Quasimodo
- Type: Student newspaper
- Format: Magazine
- Owner: Fremantle Student Association
- Founded: 1998
- Ceased publication: 2007 (intermittent revivals since)
- Political alignment: Conservative^{[disputed – discuss]}
- Language: English
- Website: Fremantle SA publications (archived)

= Quasimodo (magazine) =

Australian student newspaper (1998–2007)

Quasimodo was a student newspaper published by the Fremantle Student Association at the University of Notre Dame Australia in Fremantle. The magazine takes its name from Quasimodo, Victor Hugo's fictional bell-ringer and protagonist of The Hunchback of Notre-Dame.

== History ==
Quasimodo was preceded by The Ru'bric, which ran in 1996 and 1997. Quasimodo published its first issue in summer 1998.

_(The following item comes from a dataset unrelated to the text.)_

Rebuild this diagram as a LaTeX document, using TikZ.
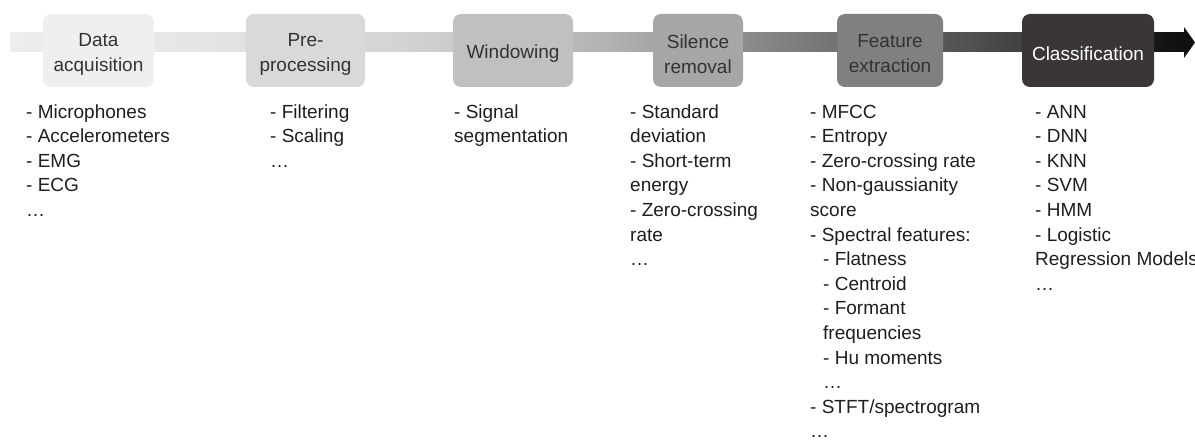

In 2005, former Quasimodo editor Chris Bailey charged that the university's Catholic hierarchy sought to restrict the range of topics discussed in the magazine, claiming that he and other contributors were "unofficially told by university staff that students involved in defying the university may be kicked out of uni." Upcoming issues were vetted by a review committee of university and student representatives – "Quasimodo now is very much G-rated" as a result, Bailey claimed. One Quasimodo issue, containing an article on the morning-after pill, was banned by vice-chancellor Peter Tannock.

Quasimodo ceased publication in 2007, and numerous revivals have since been attempted.